‘We led the charge.’ Miami-Dade passes building safety reforms on heels of state changes
Buildings taller than three stories in Miami-Dade County will fall under a newly tightened set of safety and inspection requirements after county commissioners unanimously passed the changes during a Wednesday afternoon hearing.
The changes, which will, among other tweaks, require buildings to be inspected and recertified earlier in their lifespan — 30 as opposed to 40 years after construction — are the culmination of county-led safety reforms that began in the aftermath of the Champlain Towers South collapse, which killed 98 people nearly a year ago.
Those efforts started before state lawmakers picked up the debate on condo safety reforms, eventually passing a significant overhaul during a special session last week.
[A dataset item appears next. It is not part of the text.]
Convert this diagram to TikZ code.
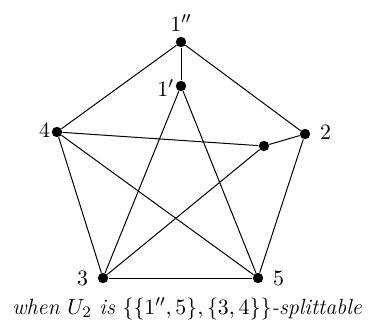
\documentclass[tikz,border=0pt]{standalone}
\usepackage{amsmath,amssymb}
\usetikzlibrary{positioning}

\begin{document}
\begin{tikzpicture}[
  x=0.5pt, y=-0.5pt,
  vtx/.style={circle, fill=black, inner sep=0pt, minimum size=5.2pt},
  lbl/.style={font=\fontsize{11}{13}\selectfont, inner sep=1.5pt},
  edge/.style={line width=0.5pt}
]
  \useasboundingbox (0,0) rectangle (370,327);
  \node[vtx] (a2) at (181, 42) {};
  \node[vtx] (a1) at (181, 86) {};
  \node[vtx] (v4) at (57, 132) {};
  \node[vtx] (v2) at (305, 134) {};
  \node[vtx] (w)  at (264, 146) {};
  \node[vtx] (v3) at (103, 278) {};
  \node[vtx] (v5) at (258, 278) {};
  \node[lbl, above=1pt of a2] {$1''$};
  \node[lbl, left=-1pt of a1, yshift=-1pt] {$1'$};
  \node[lbl, left=-1pt of v4, yshift=1pt] {$4$};
  \node[lbl, right=3pt of v2, yshift=1pt] {$2$};
  \node[lbl, left=3pt of v3] {$3$};
  \node[lbl, right=3pt of v5] {$5$};
  \draw[edge] (a2) -- (v4);
  \draw[edge] (a2) -- (v2);
  \draw[edge] (a2) -- (a1);
  \draw[edge] (a1) -- (v3);
  \draw[edge] (a1) -- (v5);
  \draw[edge] (v4) -- (w);
  \draw[edge] (w) -- (v2);
  \draw[edge] (w) -- (v3);
  \draw[edge] (v2) -- (v5);
  \draw[edge] (v4) -- (v3);
  \draw[edge] (v4) -- (v5);
  \draw[edge] (v3) -- (v5);
  \node[font=\fontsize{11}{13}\selectfont] (cap) at (187, 309) {\itshape when $U_2$ is $\{\{1'',5\},\{3,4\}\}$-splittable};
\end{tikzpicture}
\end{document}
County commissioners, who had been operating for several weeks under the likelihood that nothing may come to pass at the state level, had to amend their ordinance this week to conform with the new state law in some ways.
But there is also a major difference: In Miami-Dade, all commercial and residential buildings over three stories tall are subject to the inspection requirements, not just condominium buildings as laid out by state law.
“This goes to show you what we can do collectively when we put our minds to it, and we don’t have to wait for Tallahassee to get things done,” said Commissioner Rene Garcia, the lead sponsor on the ordinance. “We really led the charge.”
Another major difference in the reshaped ordinance, now that lawmakers have passed their bill, is that commissioners lengthened the runway for condo associations to ramp up for the changes. They will have about two and a half years to align themselves with the new rules, which go into effect at the end of 2024.